Let us know if this is right so far, and what more you need from it.
use strict;
use warnings;
open my $fh, '<', 'mess-o-records.txt' or die $!;
my $count = 0;
while (<$fh>) {
if (/^#matchee/) {
print;
$count = 0;
}
else {
print if $count++ < 45;
}
}
I know this has already had an accepted answer, but I figured I'd post an awk example for anyone interested. It's not 100%, but it gets the job done.
Note This numbers the lines so you can verify the script is working as expected. Remove the i, from print i, current[i] to remove the line numbers.
dep.awk
BEGIN { RS = "#matchee\n\n" }
$0 ~ /[a-zA-Z0-9]+/ {
split($0, current, "\n")
for (i = 1; i <= 45; i++) {
print i, current[i];
}
print "#matchee\n"
}
In this example, you begin the script by setting the record separator (RS) to "#matchee\n\n". There are two newlines because the first ends the line on which #matchee occurs and the second is the blank line on its own.
The match validates that a record contains letters or numbers to be valid. You could also check that the match starts with 'DEPARTMENT-', but this would fail if there is a stray newline. Checking the content is the safest route. Because this uses a block record (i.e., DEPARTMENT-A through #matchee), you could either pass $0 through awk or sed again, or use the awk split function and loop through 45 lines. In awk, the arrays aren't zero-indexed.
The print function includes a newline, so the block ends with print "#matchee\n" only instead of the double \n in the record separator variable.
You could also drop the same awk script into a bash script and change the number of lines and field separator.
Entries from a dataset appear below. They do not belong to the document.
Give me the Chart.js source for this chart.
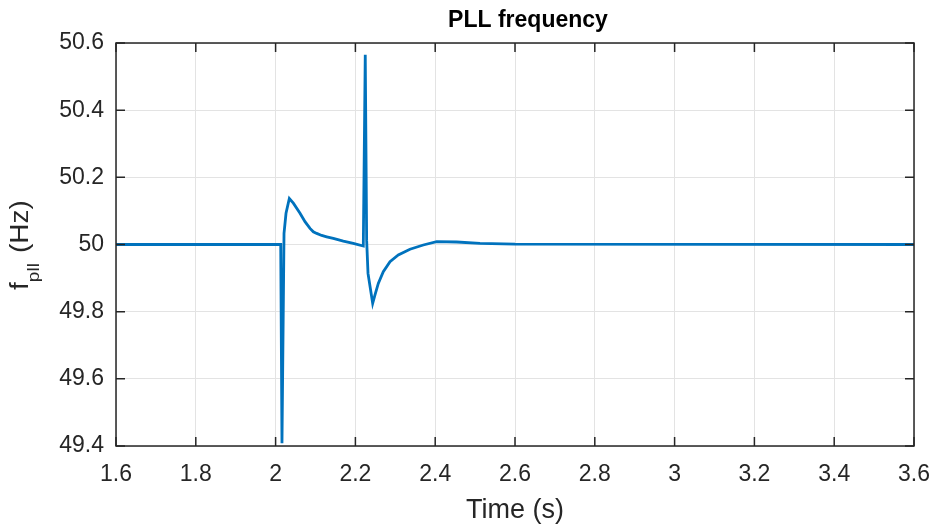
<!DOCTYPE html>
<html>
<head>
<meta charset="utf-8">
<title>PLL frequency</title>
<script src="https://cdn.jsdelivr.net/npm/chart.js@4/dist/chart.umd.min.js"></script>
<style>
  html, body { margin: 0; padding: 0; background: #fff; }
  #wrap { width: 934px; height: 529px; }
</style>
</head>
<body>
<div id="wrap"><canvas id="pllChart" width="934" height="529"></canvas></div>
<script>
// simulated PLL frequency after a grid disturbance
const timeS = [1.6, 2.0128, 2.0160, 2.0211, 2.0261, 2.0344, 2.0445, 2.0612, 2.0737, 2.0862,
  2.0945, 2.1030, 2.1155, 2.1280, 2.1446, 2.1697, 2.1947, 2.2198, 2.2206, 2.2247,
  2.2282, 2.2316, 2.2433, 2.2491, 2.2574, 2.2699, 2.2867, 2.3075, 2.3368,
  2.3702, 2.4037, 2.4539, 2.5123, 2.6000, 3.6];
const freqHz = [50.0, 50.0, 49.408, 50.033, 50.093, 50.137, 50.123, 50.093, 50.068, 50.048,
  50.038, 50.033, 50.027, 50.023, 50.018, 50.010, 50.0035, 49.9955, 49.9955, 50.565,
  50.013, 49.914, 49.825, 49.850, 49.884, 49.919, 49.949, 49.969, 49.986,
  49.9985, 50.0085, 50.0074, 50.0035, 50.001, 50.0];

const xTicks = [1.6, 1.8, 2.0, 2.2, 2.4, 2.6, 2.8, 3.0, 3.2, 3.4, 3.6];
const yTicks = [49.4, 49.6, 49.8, 50.0, 50.2, 50.4, 50.6];

const FONT = '"Liberation Sans", Arial, Helvetica, sans-serif';
const AXIS_COLOR = '#262626';
const TICK_LEN = 9;

const fmt = v => String(Number(v.toFixed(1)));

// MATLAB style box with inward ticks, title and y label with subscript
const matlabAxes = {
  id: 'matlabAxes',
  afterDraw(chart) {
    const ctx = chart.ctx;
    const a = chart.chartArea;
    const xs = chart.scales.x, ys = chart.scales.y;
    ctx.save();
    ctx.strokeStyle = AXIS_COLOR;
    ctx.lineWidth = 1.5;
    ctx.beginPath();
    xTicks.forEach(t => {
      const px = xs.getPixelForValue(t);
      ctx.moveTo(px, a.bottom); ctx.lineTo(px, a.bottom - TICK_LEN);
      ctx.moveTo(px, a.top); ctx.lineTo(px, a.top + TICK_LEN);
    });
    yTicks.forEach(t => {
      const py = ys.getPixelForValue(t);
      ctx.moveTo(a.left, py); ctx.lineTo(a.left + TICK_LEN, py);
      ctx.moveTo(a.right, py); ctx.lineTo(a.right - TICK_LEN, py);
    });
    ctx.stroke();
    ctx.strokeRect(a.left, a.top, a.right - a.left, a.bottom - a.top);

    // title
    ctx.fillStyle = '#000';
    ctx.font = 'bold 23px ' + FONT;
    ctx.textAlign = 'center';
    ctx.textBaseline = 'middle';
    ctx.fillText('PLL frequency', 528, 21);

    // y label: f_pll (Hz), drawn upward from the bottom end
    ctx.fillStyle = AXIS_COLOR;
    ctx.translate(28, 290);
    ctx.rotate(-Math.PI / 2);
    ctx.scale(1.12, 1);
    ctx.textBaseline = 'alphabetic';
    ctx.textAlign = 'left';
    ctx.font = '25px ' + FONT;
    ctx.fillText('f', 0, 0);
    ctx.fillText('(Hz)', 33, 0);
    ctx.font = '17px ' + FONT;
    ctx.fillText('pll', 7, 11);
    ctx.restore();
  }
};

new Chart(document.getElementById('pllChart'), {
  type: 'line',
  data: {
    datasets: [{
      label: 'f_pll',
      data: timeS.map((t, i) => ({ x: t, y: freqHz[i] })),
      borderColor: '#0072BD',
      borderWidth: 2.8,
      pointRadius: 0,
      tension: 0,
      fill: false
    }]
  },
  options: {
    responsive: false,
    animation: false,
    events: [],
    layout: { padding: { top: 43, right: 20, left: 0, bottom: 0 } },
    plugins: { legend: { display: false }, title: { display: false }, tooltip: { enabled: false } },
    scales: {
      x: {
        type: 'linear',
        min: 1.6, max: 3.6,
        afterBuildTicks: s => { s.ticks = xTicks.map(v => ({ value: v })); },
        afterFit: s => { s.height = 83; s.paddingLeft = 0; s.paddingRight = 0; },
        grid: { color: '#e3e3e3', lineWidth: 1, drawTicks: false },
        border: { display: false },
        ticks: {
          color: AXIS_COLOR, padding: 15, maxRotation: 0,
          font: { family: FONT, size: 23 },
          callback: v => fmt(v)
        },
        title: {
          display: true, text: 'Time (s)', color: AXIS_COLOR,
          font: { family: FONT, size: 27 }, padding: { top: 0, bottom: 2 }
        }
      },
      y: {
        min: 49.4, max: 50.6,
        afterBuildTicks: s => { s.ticks = yTicks.map(v => ({ value: v })); },
        afterFit: s => { s.width = 116; s.paddingTop = 0; s.paddingBottom = 0; },
        grid: { color: '#e3e3e3', lineWidth: 1, drawTicks: false },
        border: { display: false },
        ticks: {
          color: AXIS_COLOR, padding: 12,
          font: { family: FONT, size: 23 },
          callback: v => fmt(v)
        }
      }
    }
  },
  plugins: [matlabAxes]
});
</script>
</body>
</html>
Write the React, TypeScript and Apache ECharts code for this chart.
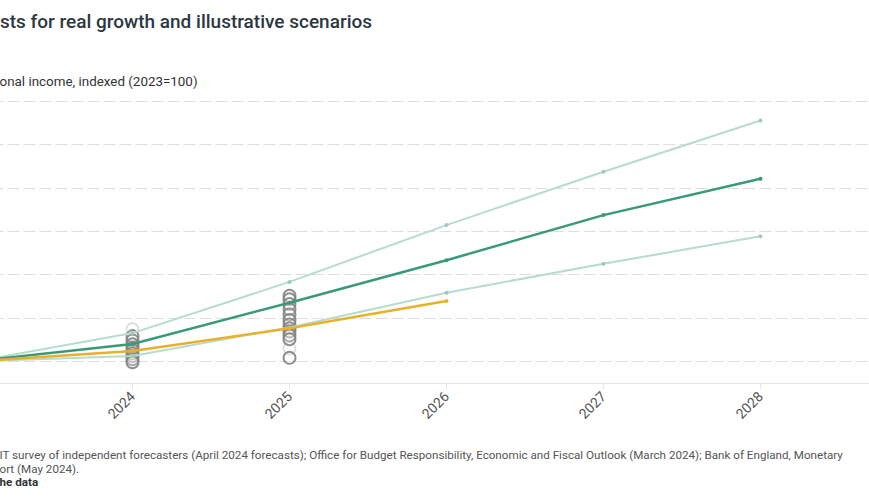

Of course, you should add validations and whatnot, but here's the start:
dep.sh
#!/bin/bash
# prints the first n lines within every block of text delimited by splitter
splitter=$1
numlines=$2
awk 'BEGIN { RS="'$1'\n\n" }
$0 ~ /[a-zA-Z0-9]+/ {
split($0, current, "\n")
for(i=1;i<='$numlines';i++) {
print i, current[i]
}
print "'$splitter'", "\n"
}' $3
Make the script executable and run it.
./dep.sh '#matchee' 45 input.txt > output.txt
I added these files to a gist so you could also verify the output
This might work for you:
D="DEPARTMENT-A" M="#matchee"
sed '/'"$D/,/$M"'/{/'"$D"'/{h;d};H;/'"$M"'/{x;:a;s/\n/&'"$M"'/45;tb;s/'"$M"'/\n&/;ta;:b;s/\('"$M"'\).*/\1/;p};d}' file
Explanation:
Focus on range of lines /DEPARTMENT/,/#matchee/
At start of range move pattern space (PS) to hold space (HS) and delete PS /DEPARTMENT/{h;d}
All subsequent lines in the range append to HS and delete H....;d
At end of range:/#matchee/
Swap to HS x
Test for 45 lines in range and if successful append #matchee at the 45th line s/\n/&#matchee/45
If previous substitution was successful branch to label b. tb
If previous substitution was unsuccessful insert a linefeed before #matchee s/'"$M"'/\n&/ thus lengthening a short record to 45 lines.
Branch to label a and test for 45 lines etc . ta
Replace the first occurrence of #matchee to the end of the line by it's self. s/\('"$M"'\).*/\1/ thus shortening a long record to 45 lines.
Print the range of records. p
All non-range records pass through untouched.
TXR Solution ( http://www.nongnu.org/txr )
For illustration purposes using the fake data, I shorten the requirement from 40 lines to 12 lines. We find records beginning with a department name, delimited by #matchee. We dump them, chopped to no more than 12 lines, with #matchee added again.
#(collect)
# (all)
#dept
# (and)
# (collect)
#line
# (until)
#matchee
# (end)
# (end)
#(end)
#(output)
# (repeat)
#{line[0..12] "\n"}
#matchee
# (end)
#(end)
Here, the dept variable is expected to come from a -D command line option, but of course the code can be changed to accept it as an argument and put out a usage if it is missing.
Run on the sample data:
$ txr -Ddept=DEPARTMENT-A trim-extract.txr mess-o-records.txt
DEPARTMENT-A
Office space 206
Anonymous, MI 99999
Harold O Nonymous
Buckminster Abbey
Anonymous, MI 99999
item A Socket B 45454545
item B Gizmo Z 76767676
<too many lines here>
#matchee
The blank lines before DEPARTMENT-A are gone, and there are exactly 12 lines, which happen to include one line of the <too many ...> junk.
Note that the semantics of #(until) is such that the #matchee is excluded from the collected material. So it is correct to unconditionally add it in the #(output) clause. This program will work even if a record happens to be shorter than 12 lines before #matchee is found.
It will not match a record if #matchee is not found.